Task description: Reproduce nothing but the lines from the start of the material through the line that includes "const binCounts = [6098, 3600, 300, 45, 1];", both ends included, and omit every picture.

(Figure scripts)
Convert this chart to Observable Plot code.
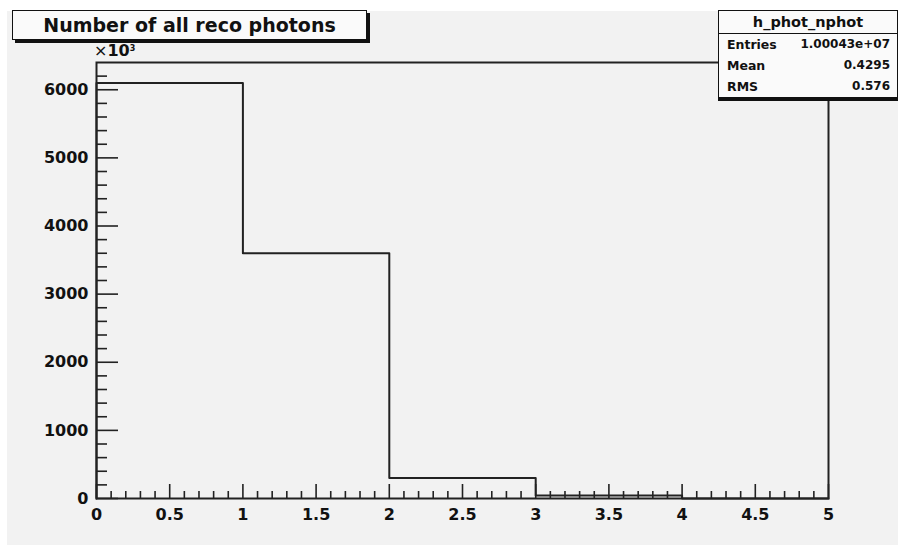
<!DOCTYPE html>
<html>
<head>
<meta charset="utf-8">
<script src="https://cdn.jsdelivr.net/npm/d3@7"></script>
<script src="https://cdn.jsdelivr.net/npm/@observablehq/plot@0.6"></script>
<style>
html,body{margin:0;padding:0;background:#fff;}
#wrap{position:relative;width:898px;height:545px;overflow:hidden;font-family:"DejaVu Sans",sans-serif;color:#111;}
#bg{position:absolute;left:7px;top:11px;right:0;bottom:0;background:#f2f2f2;}
#chart{position:absolute;left:0;top:0;}
#title{position:absolute;left:12px;top:10px;width:353px;height:28px;border:1px solid #111;background:#fafafa;box-shadow:3px 3px 0 #111;font-weight:bold;font-size:19px;text-align:center;line-height:28px;}
#stats{position:absolute;left:718px;top:10px;width:178px;height:86px;border:1px solid #111;background:#fafafa;box-shadow:0 3px 0 #111;font-weight:bold;}
#stats .hdr{height:22px;border-bottom:1px solid #111;text-align:center;font-size:14.5px;line-height:22px;}
#stats .row{position:relative;height:21px;font-size:12.5px;line-height:21px;}
#stats .row .k{position:absolute;left:8px;}
#stats .row .v{position:absolute;right:7px;font-size:12px;}
#mult{position:absolute;left:94px;top:43px;font-size:16px;font-weight:bold;line-height:16px;}
#mult .x{font-weight:normal;}
#mult sup{font-size:8px;vertical-align:top;position:relative;top:-2px;}
</style>
</head>
<body>
<div id="wrap">
  <div id="bg"></div>
  <div id="chart"></div>
  <div id="mult"><span class="x">×</span>10<sup>3</sup></div>
  <div id="title">Number of all reco photons</div>
  <div id="stats">
    <div class="hdr">h_phot_nphot</div>
    <div class="row"><span class="k">Entries</span><span class="v">1.00043e+07</span></div>
    <div class="row"><span class="k">Mean</span><span class="v">0.4295</span></div>
    <div class="row"><span class="k">RMS</span><span class="v">0.576</span></div>
  </div>
</div>
<script>
// Histogram bins (number of reco photons), counts in units of 10^3
const binEdges = [0, 1, 2, 3, 4, 5];
const binCounts = [6098, 3600, 300, 45, 1];

// Axis ticks
const xMajorTicks = [0, 0.5, 1, 1.5, 2, 2.5, 3, 3.5, 4, 4.5, 5];
const yMajorTicks = [0, 1000, 2000, 3000, 4000, 5000, 6000];
const xMinorTicks = d3.range(0, 51).map(i => i / 10).filter(v => !xMajorTicks.some(m => Math.abs(m - v) < 1e-9));
const yMinorTicks = d3.range(0, 6400, 200).filter(v => !yMajorTicks.includes(v));

// Step outline points
const steps = [{x: binEdges[0], y: 0}];
binCounts.forEach((c, i) => steps.push({x: binEdges[i], y: c}));
steps.push({x: binEdges[binEdges.length - 1], y: binCounts[binCounts.length - 1]});
steps.push({x: binEdges[binEdges.length - 1], y: 0});

const W = 898, H = 545, mL = 96, mR = 70, mT = 62, mB = 47;
const pw = W - mL - mR, ph = H - mT - mB;
const ink = "#222";

const plot = Plot.plot({
  width: W, height: H,
  marginLeft: mL, marginRight: mR, marginTop: mT, marginBottom: mB,
  style: {background: "transparent", fontFamily: "DejaVu Sans, sans-serif", fontSize: "16px", fontWeight: "bold", color: "#111"},
  x: {domain: [0, 5]},
  y: {domain: [0, 6400]},
  marks: [
    Plot.tickY(yMajorTicks, {y: d => d, stroke: ink, strokeWidth: 1.6, insetRight: pw - 22}),
    Plot.tickY(yMinorTicks, {y: d => d, stroke: ink, strokeWidth: 1.6, insetRight: pw - 11}),
    Plot.tickX(xMajorTicks, {x: d => d, stroke: ink, strokeWidth: 1.6, insetTop: ph - 14}),
    Plot.tickX(xMinorTicks, {x: d => d, stroke: ink, strokeWidth: 1.6, insetTop: ph - 7}),
    Plot.line(steps, {x: "x", y: "y", curve: "step-after", stroke: ink, strokeWidth: 2}),
    Plot.frame({stroke: ink, strokeWidth: 2}),
    Plot.axisX({ticks: xMajorTicks, tickSize: 0, tickPadding: 10, tickFormat: d => String(d), label: null}),
    Plot.axisY({ticks: yMajorTicks, tickSize: 0, tickPadding: 8, tickFormat: d3.format("d"), label: null})
  ]
});
document.getElementById("chart").appendChild(plot);
</script>
</body>
</html>
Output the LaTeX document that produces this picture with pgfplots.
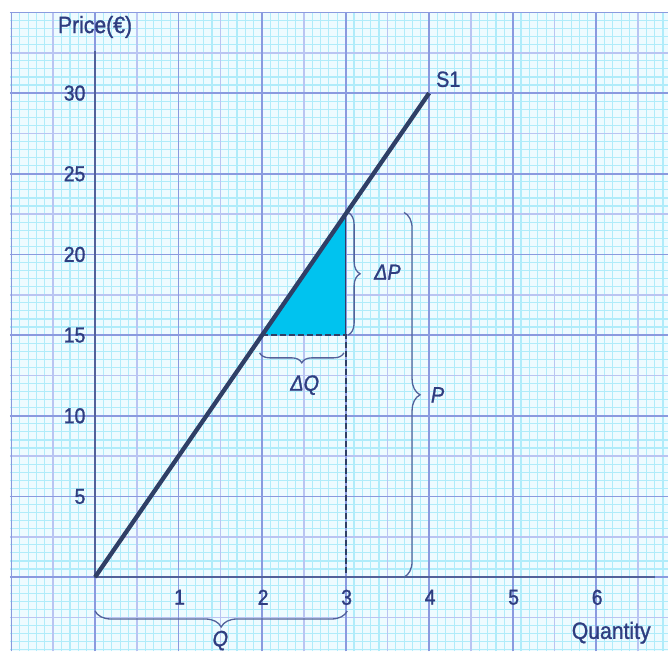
\documentclass[border=0pt]{standalone}
\usepackage{pgfplots}
\pgfplotsset{compat=1.18}
\usetikzlibrary{decorations.pathreplacing}
\usepackage{fontspec}
\setmainfont{Liberation Sans}[FakeStretch=0.9, FakeBold=1.2]

% graph-paper and ink colours
\definecolor{paper}{HTML}{EEFBFF}
\definecolor{gminor}{HTML}{B0ECFA}
\definecolor{gmid}{HTML}{BAC4F2}
\definecolor{gmajor}{HTML}{8A9ADF}
\definecolor{axisc}{HTML}{52619A}
\definecolor{supply}{HTML}{2F3F66}
\definecolor{tri}{HTML}{00C3EF}
\definecolor{ink}{HTML}{2E3D80}

\begin{document}
\begin{tikzpicture}
\begin{axis}[
  x=83.5pt, y=16.13pt,
  xmin=-1.138, xmax=6.86,
  ymin=-4.59, ymax=35.77,
  axis lines=middle,
  axis line style={draw=none},
  axis on top=true,
  tick style={draw=none},
  xtick={1,2,3,4,5,6},
  ytick={5,10,15,20,25,30},
  /pgf/number format/assume math mode=true,
  ticklabel style={font=\fontsize{21.5}{21.5}\selectfont, text=ink},
  xticklabel style={yshift=-7pt, xshift=1pt},
  yticklabel style={xshift=-4pt},
]
% paper
\fill[paper] (-1.02,-4.6) rectangle (6.86,35.05);
% minor rulings
\pgfplotsinvokeforeach{-1.0,-0.9,...,6.85}{
  \draw[gminor, line width=1.1pt] (#1,-4.6) -- (#1,35.05);
}
\pgfplotsinvokeforeach{-4.5,-4.0,...,35.01}{
  \draw[gminor, line width=1.1pt] (-1.02,#1) -- (6.86,#1);
}
% half-unit rulings
\pgfplotsinvokeforeach{-0.5,0.5,...,6.6}{
  \draw[gmid, line width=1.6pt] (#1,-4.6) -- (#1,35.05);
}
\pgfplotsinvokeforeach{-2.5,2.5,...,33}{
  \draw[gmid, line width=1.6pt] (-1.02,#1) -- (6.86,#1);
}
% unit rulings
\pgfplotsinvokeforeach{-1,0,...,6}{
  \draw[gmajor, line width=1.8pt] (#1,-4.6) -- (#1,35.05);
}
\pgfplotsinvokeforeach{0,5,...,35}{
  \draw[gmajor, line width=1.8pt] (-1.02,#1) -- (6.86,#1);
}

% change in price and quantity
\addplot[fill=tri, draw=none] coordinates {(2,15) (3,15) (3,22.5)} -- cycle;
\addplot[supply, line width=1.6pt] coordinates {(3,15) (3,22.5)};
\addplot[supply, line width=2.2pt, dash pattern=on 6pt off 3pt] coordinates {(2,15) (3,15) (3,0)};

% axes
\draw[axisc, line width=2.6pt] (0,32.6) -- (0,0) -- (6.7,0);

% braces
\begin{scope}[axisc, line width=1.3pt, decoration={brace, amplitude=12pt}]
  \draw[decorate] (3.03,22.6) -- (3.03,15);
  \draw[decorate, decoration={amplitude=16pt}] (3.7,22.6) -- (3.7,0);
  \draw[decorate, decoration={amplitude=10pt}] (2.98,13.9) -- (1.97,13.9);
  \draw[decorate, decoration={amplitude=16pt}] (3.02,-2.1) -- (0,-2.1);
\end{scope}

% supply curve
\addplot[supply, line width=4.3pt] coordinates {(0,0) (4,30)};

% annotations
\begin{scope}[text=ink, font=\fontsize{22}{22}\selectfont]
  \node[anchor=west] at (3.3,18.9) {\textit{ΔP}};
  \node at (2.51,11.9) {\textit{ΔQ}};
  \node[anchor=west] at (3.98,11.3) {\textit{P}};
  \node[anchor=south, inner sep=0pt] at (1.5,-4.55) {\textit{Q}};
  \node[anchor=south west, inner sep=1pt] at (4.07,30.3) {S1};
  \node[font=\fontsize{23.5}{23.5}\selectfont] at (0,34.1) {Price(€)};
  \node[font=\fontsize{23.5}{23.5}\selectfont] at (6.18,-3.45) {Quantity};
\end{scope}
\end{axis}
\pgfresetboundingbox
\path[use as bounding box] (current axis.south west) rectangle (current axis.north east);
\end{tikzpicture}
\end{document}
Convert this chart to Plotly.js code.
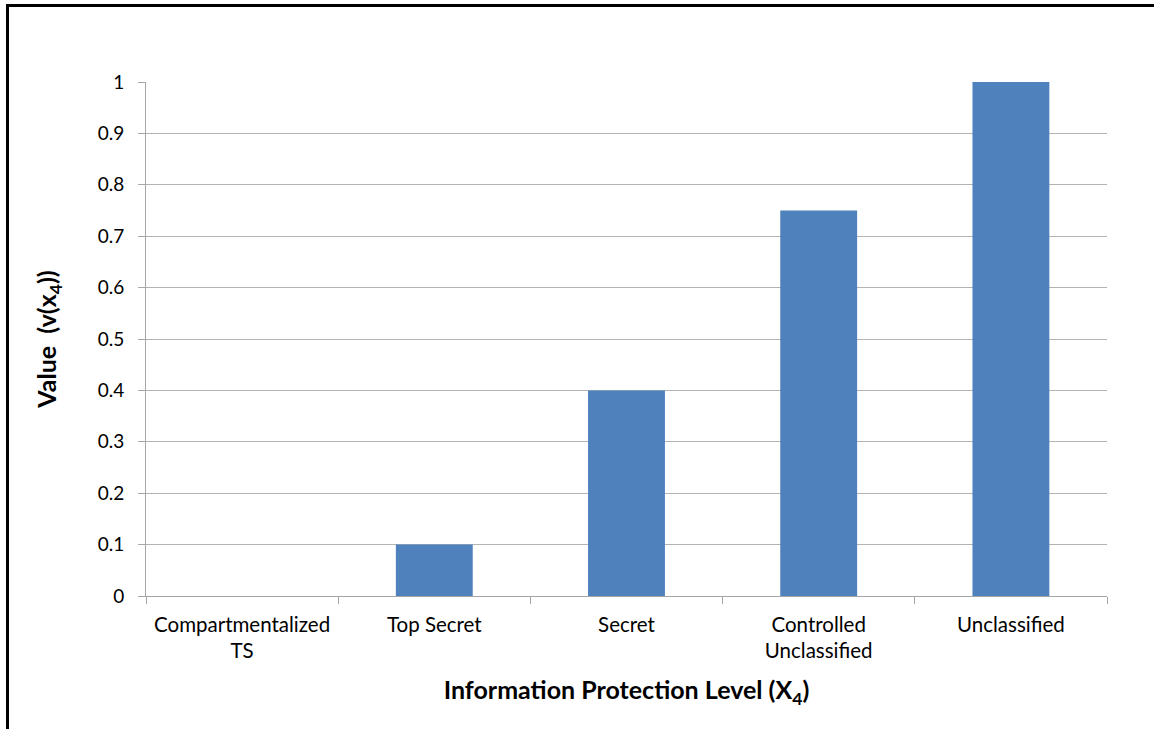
<!DOCTYPE html>
<html>
<head>
<meta charset="utf-8">
<script src="https://cdn.plot.ly/plotly-3.0.1.min.js"></script>
<style>
  html, body { margin: 0; padding: 0; background: #fff; }
  #wrap { position: relative; width: 1154px; height: 729px; overflow: hidden; }
  #frame { position: absolute; left: 6px; top: 4px; width: 1200px; height: 800px;
           border-left: 3px solid #000; border-top: 3px solid #000; box-sizing: border-box; pointer-events: none; z-index: 5; }
  #chart { position: absolute; left: 0; top: 0; width: 1154px; height: 729px; }
</style>
</head>
<body>
<div id="wrap">
  <div id="chart"></div>
  <div id="frame"></div>
</div>
<script>
const categories = ["Compartmentalized<br>TS", "Top Secret", "Secret", "Controlled<br>Unclassified", "Unclassified"];
const values = [0, 0.1, 0.4, 0.75, 1];
const yTickVals = [0, 0.1, 0.2, 0.3, 0.4, 0.5, 0.6, 0.7, 0.8, 0.9, 1];
const yTickText = ["0", "0.1", "0.2", "0.3", "0.4", "0.5", "0.6", "0.7", "0.8", "0.9", "1"];

const font = "Lato, 'Open Sans', sans-serif";

Plotly.newPlot("chart", [{
  type: "bar",
  x: categories,
  y: values,
  marker: { color: "#4f81bd", line: { width: 0 } },
  hoverinfo: "none"
}], {
  width: 1154, height: 729,
  margin: { l: 146, r: 47, t: 82, b: 133 },
  paper_bgcolor: "#fff", plot_bgcolor: "#fff",
  bargap: 0.6,
  showlegend: false,
  font: { family: font, color: "#000", size: 20 },
  xaxis: {
    type: "category",
    tickson: "boundaries",
    ticks: "outside", ticklen: 7, tickcolor: "#a6a6a6", tickwidth: 1,
    ticklabelstandoff: 10,
    showline: true, linecolor: "#a6a6a6", linewidth: 1,
    showgrid: false,
    tickfont: { size: 20.5, family: font },
    title: { text: "<b>Information Protection Level (X<sub>4</sub>)</b>", font: { size: 25, family: font }, standoff: 20 }
  },
  yaxis: {
    range: [0, 1],
    tickvals: yTickVals, ticktext: yTickText,
    ticks: "outside", ticklen: 7, tickcolor: "#a6a6a6", tickwidth: 1,
    ticklabelstandoff: 10,
    showline: true, linecolor: "#a6a6a6", linewidth: 1,
    showgrid: true, gridcolor: "#b3b3b3", gridwidth: 1,
    zeroline: false,
    tickfont: { size: 19, family: font },
    title: { text: "<b>Value  (v(x<sub>4</sub>))</b>", font: { size: 25, family: font }, standoff: 33 }
  }
}, { displayModeBar: false, staticPlot: true });
</script>
</body>
</html>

Exercise answer:
Convert this chart to Observable Plot code.
<!DOCTYPE html>
<html>
<head>
<meta charset="utf-8">
<script src="https://cdn.jsdelivr.net/npm/d3@7"></script>
<script src="https://cdn.jsdelivr.net/npm/@observablehq/plot@0.6"></script>
<style>
html,body{margin:0;padding:0;background:#fff;}
#wrap{position:relative;width:898px;height:545px;overflow:hidden;font-family:"DejaVu Sans",sans-serif;color:#111;}
#bg{position:absolute;left:7px;top:11px;right:0;bottom:0;background:#f2f2f2;}
#chart{position:absolute;left:0;top:0;}
#title{position:absolute;left:12px;top:10px;width:353px;height:28px;border:1px solid #111;background:#fafafa;box-shadow:3px 3px 0 #111;font-weight:bold;font-size:19px;text-align:center;line-height:28px;}
#stats{position:absolute;left:718px;top:10px;width:178px;height:86px;border:1px solid #111;background:#fafafa;box-shadow:0 3px 0 #111;font-weight:bold;}
#stats .hdr{height:22px;border-bottom:1px solid #111;text-align:center;font-size:14.5px;line-height:22px;}
#stats .row{position:relative;height:21px;font-size:12.5px;line-height:21px;}
#stats .row .k{position:absolute;left:8px;}
#stats .row .v{position:absolute;right:7px;font-size:12px;}
#mult{position:absolute;left:94px;top:43px;font-size:16px;font-weight:bold;line-height:16px;}
#mult .x{font-weight:normal;}
#mult sup{font-size:8px;vertical-align:top;position:relative;top:-2px;}
</style>
</head>
<body>
<div id="wrap">
  <div id="bg"></div>
  <div id="chart"></div>
  <div id="mult"><span class="x">×</span>10<sup>3</sup></div>
  <div id="title">Number of all reco photons</div>
  <div id="stats">
    <div class="hdr">h_phot_nphot</div>
    <div class="row"><span class="k">Entries</span><span class="v">1.00043e+07</span></div>
    <div class="row"><span class="k">Mean</span><span class="v">0.4295</span></div>
    <div class="row"><span class="k">RMS</span><span class="v">0.576</span></div>
  </div>
</div>
<script>
// Histogram bins (number of reco photons), counts in units of 10^3
const binEdges = [0, 1, 2, 3, 4, 5];
const binCounts = [6098, 3600, 300, 45, 1];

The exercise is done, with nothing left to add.